= To be done =
Below is a listing. Return the lines from the one that contains "Generate a Python" to the one that contains "yticks = list(range(0, 241, 20))", both ends included, verbatim and with no pictures.

[Rows from a dataset]
-- start --

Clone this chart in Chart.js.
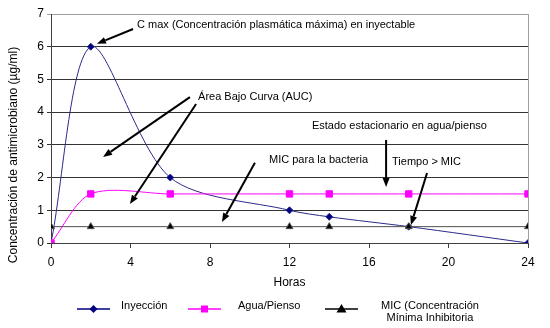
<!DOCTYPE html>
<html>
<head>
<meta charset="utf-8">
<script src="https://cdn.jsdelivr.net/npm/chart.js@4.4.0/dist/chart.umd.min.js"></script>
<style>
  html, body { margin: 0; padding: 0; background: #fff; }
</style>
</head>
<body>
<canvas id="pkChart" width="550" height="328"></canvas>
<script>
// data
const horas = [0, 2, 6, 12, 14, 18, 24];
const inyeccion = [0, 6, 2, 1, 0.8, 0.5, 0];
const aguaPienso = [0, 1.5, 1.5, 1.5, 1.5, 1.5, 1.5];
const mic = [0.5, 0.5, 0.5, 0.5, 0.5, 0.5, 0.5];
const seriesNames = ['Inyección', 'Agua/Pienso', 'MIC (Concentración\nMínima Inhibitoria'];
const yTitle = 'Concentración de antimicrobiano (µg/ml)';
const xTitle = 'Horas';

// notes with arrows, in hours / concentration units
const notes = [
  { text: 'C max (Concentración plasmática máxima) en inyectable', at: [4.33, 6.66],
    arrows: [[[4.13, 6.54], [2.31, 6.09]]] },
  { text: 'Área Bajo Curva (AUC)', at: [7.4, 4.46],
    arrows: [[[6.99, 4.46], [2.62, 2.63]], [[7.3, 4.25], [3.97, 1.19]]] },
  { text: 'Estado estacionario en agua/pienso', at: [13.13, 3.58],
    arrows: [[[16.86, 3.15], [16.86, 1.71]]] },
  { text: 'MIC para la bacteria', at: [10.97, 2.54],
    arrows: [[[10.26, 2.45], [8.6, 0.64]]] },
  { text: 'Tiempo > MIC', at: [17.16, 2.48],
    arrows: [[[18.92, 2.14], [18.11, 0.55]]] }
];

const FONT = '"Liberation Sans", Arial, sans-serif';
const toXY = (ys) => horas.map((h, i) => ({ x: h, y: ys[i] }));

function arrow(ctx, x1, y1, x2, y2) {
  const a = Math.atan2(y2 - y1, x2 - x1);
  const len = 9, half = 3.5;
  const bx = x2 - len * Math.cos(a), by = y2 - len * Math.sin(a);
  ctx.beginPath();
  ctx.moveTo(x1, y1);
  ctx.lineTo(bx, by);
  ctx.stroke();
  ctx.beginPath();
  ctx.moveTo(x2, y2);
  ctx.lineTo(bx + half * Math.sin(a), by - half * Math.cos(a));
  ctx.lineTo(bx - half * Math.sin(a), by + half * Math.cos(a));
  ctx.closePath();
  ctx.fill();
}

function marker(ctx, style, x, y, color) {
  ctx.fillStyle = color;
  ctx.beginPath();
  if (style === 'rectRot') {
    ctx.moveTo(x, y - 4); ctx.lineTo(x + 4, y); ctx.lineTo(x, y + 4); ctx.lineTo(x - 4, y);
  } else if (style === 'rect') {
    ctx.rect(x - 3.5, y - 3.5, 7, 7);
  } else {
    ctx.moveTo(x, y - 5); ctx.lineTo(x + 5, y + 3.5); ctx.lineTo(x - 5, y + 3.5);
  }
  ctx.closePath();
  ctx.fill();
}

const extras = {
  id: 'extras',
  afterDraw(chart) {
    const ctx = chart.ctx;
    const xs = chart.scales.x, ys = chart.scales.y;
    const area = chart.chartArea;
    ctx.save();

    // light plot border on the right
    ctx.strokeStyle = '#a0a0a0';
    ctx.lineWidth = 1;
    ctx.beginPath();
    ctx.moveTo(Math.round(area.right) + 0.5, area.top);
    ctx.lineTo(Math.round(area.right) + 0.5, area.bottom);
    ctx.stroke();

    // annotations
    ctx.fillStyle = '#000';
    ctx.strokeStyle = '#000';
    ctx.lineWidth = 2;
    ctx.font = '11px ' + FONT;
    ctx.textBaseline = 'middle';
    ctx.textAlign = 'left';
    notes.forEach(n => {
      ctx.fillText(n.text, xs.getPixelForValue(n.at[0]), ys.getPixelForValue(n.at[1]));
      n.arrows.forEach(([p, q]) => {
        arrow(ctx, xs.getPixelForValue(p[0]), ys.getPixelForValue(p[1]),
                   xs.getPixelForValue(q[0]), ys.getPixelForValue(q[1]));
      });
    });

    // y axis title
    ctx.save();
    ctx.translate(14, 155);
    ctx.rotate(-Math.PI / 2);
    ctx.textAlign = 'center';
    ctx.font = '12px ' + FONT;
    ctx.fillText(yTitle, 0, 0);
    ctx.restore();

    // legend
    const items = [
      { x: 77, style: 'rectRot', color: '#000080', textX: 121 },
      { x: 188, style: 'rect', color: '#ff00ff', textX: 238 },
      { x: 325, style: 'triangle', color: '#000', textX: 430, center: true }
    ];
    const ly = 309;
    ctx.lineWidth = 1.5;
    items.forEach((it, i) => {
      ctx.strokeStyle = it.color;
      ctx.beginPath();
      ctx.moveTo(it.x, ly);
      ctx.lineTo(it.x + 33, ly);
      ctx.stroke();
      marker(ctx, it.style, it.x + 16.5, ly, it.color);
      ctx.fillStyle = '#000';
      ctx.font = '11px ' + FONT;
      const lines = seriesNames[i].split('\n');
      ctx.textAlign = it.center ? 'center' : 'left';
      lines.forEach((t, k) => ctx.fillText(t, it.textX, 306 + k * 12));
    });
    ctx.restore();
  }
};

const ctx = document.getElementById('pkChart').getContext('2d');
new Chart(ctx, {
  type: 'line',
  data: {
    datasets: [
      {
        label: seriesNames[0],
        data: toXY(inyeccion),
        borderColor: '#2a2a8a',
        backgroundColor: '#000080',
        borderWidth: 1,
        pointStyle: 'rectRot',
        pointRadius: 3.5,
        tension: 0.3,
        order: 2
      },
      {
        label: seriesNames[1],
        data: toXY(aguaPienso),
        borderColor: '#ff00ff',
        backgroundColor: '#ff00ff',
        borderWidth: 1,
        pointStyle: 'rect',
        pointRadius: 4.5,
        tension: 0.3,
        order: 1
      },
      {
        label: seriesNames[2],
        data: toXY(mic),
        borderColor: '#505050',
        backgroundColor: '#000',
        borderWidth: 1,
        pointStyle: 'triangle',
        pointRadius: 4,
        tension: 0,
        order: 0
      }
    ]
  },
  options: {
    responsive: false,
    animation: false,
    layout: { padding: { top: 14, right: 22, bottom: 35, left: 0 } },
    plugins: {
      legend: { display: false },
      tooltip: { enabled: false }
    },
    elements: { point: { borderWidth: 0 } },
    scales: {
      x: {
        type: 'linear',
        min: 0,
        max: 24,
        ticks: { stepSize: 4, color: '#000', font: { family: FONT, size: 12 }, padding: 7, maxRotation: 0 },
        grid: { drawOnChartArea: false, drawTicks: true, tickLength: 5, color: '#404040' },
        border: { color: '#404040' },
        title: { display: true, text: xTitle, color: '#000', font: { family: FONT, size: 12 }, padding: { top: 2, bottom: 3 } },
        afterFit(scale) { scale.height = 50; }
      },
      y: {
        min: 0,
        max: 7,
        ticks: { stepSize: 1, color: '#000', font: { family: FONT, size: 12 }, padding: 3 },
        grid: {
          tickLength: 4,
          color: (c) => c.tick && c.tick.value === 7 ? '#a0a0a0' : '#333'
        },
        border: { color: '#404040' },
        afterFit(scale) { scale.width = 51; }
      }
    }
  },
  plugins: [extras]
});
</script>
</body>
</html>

-- end --
-- start --

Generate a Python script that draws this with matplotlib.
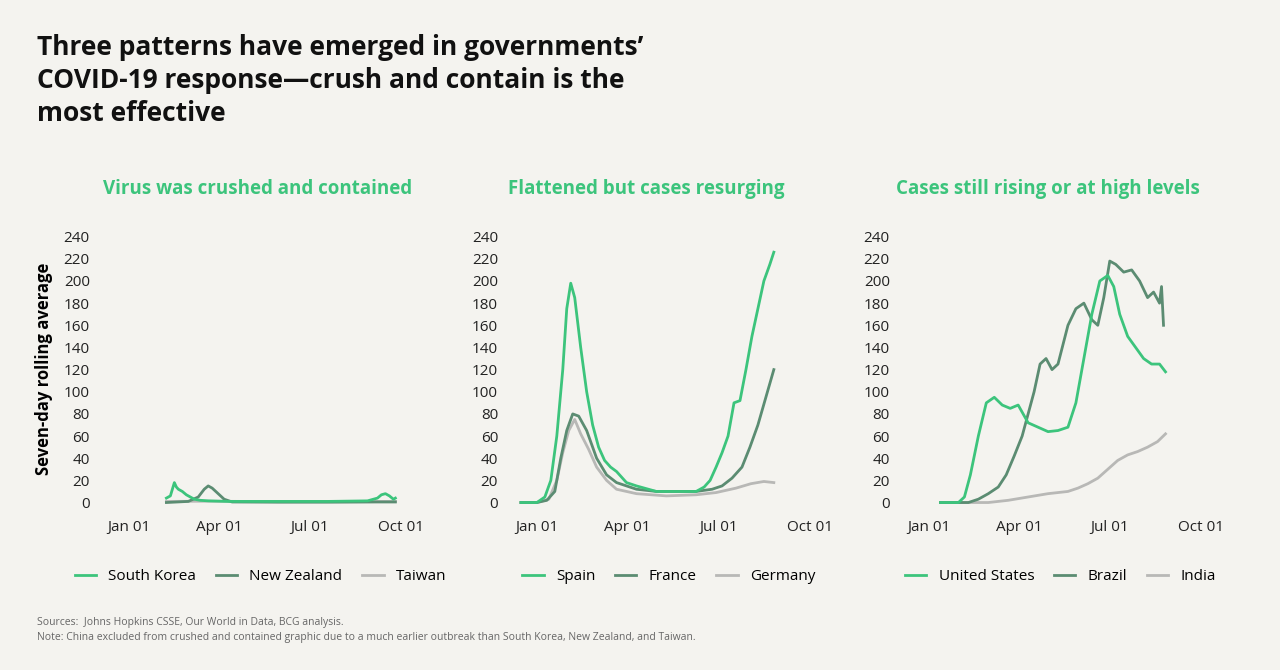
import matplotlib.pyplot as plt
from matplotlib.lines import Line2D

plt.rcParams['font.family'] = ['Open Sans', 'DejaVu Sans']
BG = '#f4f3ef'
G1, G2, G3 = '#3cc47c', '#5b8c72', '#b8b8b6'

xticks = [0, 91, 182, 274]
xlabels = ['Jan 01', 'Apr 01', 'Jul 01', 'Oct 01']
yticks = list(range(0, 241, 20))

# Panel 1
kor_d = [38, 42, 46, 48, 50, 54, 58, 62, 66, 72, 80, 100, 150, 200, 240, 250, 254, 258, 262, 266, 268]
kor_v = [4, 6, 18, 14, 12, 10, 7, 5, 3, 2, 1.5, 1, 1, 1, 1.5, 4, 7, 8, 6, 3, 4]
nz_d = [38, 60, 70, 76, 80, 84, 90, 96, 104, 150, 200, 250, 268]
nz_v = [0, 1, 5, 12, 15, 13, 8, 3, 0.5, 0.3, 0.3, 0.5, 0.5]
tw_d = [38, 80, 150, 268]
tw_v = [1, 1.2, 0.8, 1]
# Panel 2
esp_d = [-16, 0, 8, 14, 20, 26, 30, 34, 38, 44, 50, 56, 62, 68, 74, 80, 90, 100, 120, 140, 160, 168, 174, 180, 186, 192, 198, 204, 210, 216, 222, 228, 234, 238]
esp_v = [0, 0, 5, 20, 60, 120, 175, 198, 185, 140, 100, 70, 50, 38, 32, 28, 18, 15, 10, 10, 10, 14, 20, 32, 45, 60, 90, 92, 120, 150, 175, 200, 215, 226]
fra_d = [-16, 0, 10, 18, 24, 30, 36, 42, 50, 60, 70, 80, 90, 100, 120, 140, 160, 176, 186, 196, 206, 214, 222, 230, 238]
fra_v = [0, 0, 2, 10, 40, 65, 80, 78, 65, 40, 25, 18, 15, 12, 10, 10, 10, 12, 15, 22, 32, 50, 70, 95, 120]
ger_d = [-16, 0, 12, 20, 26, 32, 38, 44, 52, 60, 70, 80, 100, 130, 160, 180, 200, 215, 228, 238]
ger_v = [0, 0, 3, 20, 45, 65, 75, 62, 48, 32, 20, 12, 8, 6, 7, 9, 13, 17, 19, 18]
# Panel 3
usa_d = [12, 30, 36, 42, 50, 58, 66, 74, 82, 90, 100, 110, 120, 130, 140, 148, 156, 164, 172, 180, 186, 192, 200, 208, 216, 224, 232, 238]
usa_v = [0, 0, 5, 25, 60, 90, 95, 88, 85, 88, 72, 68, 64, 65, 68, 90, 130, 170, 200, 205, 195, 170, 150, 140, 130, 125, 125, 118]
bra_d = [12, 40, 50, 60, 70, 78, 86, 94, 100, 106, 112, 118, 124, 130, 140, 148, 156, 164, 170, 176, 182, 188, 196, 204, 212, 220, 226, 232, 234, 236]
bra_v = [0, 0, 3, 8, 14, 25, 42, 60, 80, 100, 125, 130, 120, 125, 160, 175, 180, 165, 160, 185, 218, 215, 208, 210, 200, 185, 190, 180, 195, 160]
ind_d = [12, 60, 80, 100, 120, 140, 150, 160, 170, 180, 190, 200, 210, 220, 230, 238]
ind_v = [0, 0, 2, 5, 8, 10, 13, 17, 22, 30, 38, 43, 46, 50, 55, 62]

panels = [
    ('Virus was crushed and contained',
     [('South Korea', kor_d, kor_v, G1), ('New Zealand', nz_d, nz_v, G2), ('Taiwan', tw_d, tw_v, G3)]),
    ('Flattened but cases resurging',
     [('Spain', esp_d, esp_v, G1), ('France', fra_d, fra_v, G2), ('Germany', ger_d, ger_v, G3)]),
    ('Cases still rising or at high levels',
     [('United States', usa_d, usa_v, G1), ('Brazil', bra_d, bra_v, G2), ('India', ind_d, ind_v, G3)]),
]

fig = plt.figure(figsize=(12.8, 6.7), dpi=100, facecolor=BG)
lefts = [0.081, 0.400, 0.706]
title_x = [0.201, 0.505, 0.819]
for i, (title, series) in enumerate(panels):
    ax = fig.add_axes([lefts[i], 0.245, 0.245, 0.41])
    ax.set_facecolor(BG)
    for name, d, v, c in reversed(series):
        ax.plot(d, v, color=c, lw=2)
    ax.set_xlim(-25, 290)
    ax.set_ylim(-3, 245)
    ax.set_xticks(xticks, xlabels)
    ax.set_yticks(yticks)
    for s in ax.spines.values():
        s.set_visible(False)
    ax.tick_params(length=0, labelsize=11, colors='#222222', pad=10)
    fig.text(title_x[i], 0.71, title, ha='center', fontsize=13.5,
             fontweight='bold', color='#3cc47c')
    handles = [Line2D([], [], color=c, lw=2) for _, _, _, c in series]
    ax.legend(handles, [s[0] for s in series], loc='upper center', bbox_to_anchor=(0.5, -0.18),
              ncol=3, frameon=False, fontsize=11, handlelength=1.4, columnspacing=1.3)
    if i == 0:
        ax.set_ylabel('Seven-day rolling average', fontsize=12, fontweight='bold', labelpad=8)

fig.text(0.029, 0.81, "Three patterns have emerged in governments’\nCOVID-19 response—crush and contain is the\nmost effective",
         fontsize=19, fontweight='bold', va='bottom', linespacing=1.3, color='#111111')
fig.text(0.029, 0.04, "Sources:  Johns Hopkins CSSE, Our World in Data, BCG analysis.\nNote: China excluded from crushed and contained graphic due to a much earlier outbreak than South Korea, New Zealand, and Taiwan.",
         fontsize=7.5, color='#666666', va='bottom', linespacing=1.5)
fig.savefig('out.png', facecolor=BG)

-- end --

= Right answer =
Generate a Python script that draws this with matplotlib.
import matplotlib.pyplot as plt
from matplotlib.lines import Line2D

plt.rcParams['font.family'] = ['Open Sans', 'DejaVu Sans']
BG = '#f4f3ef'
G1, G2, G3 = '#3cc47c', '#5b8c72', '#b8b8b6'

xticks = [0, 91, 182, 274]
xlabels = ['Jan 01', 'Apr 01', 'Jul 01', 'Oct 01']
yticks = list(range(0, 241, 20))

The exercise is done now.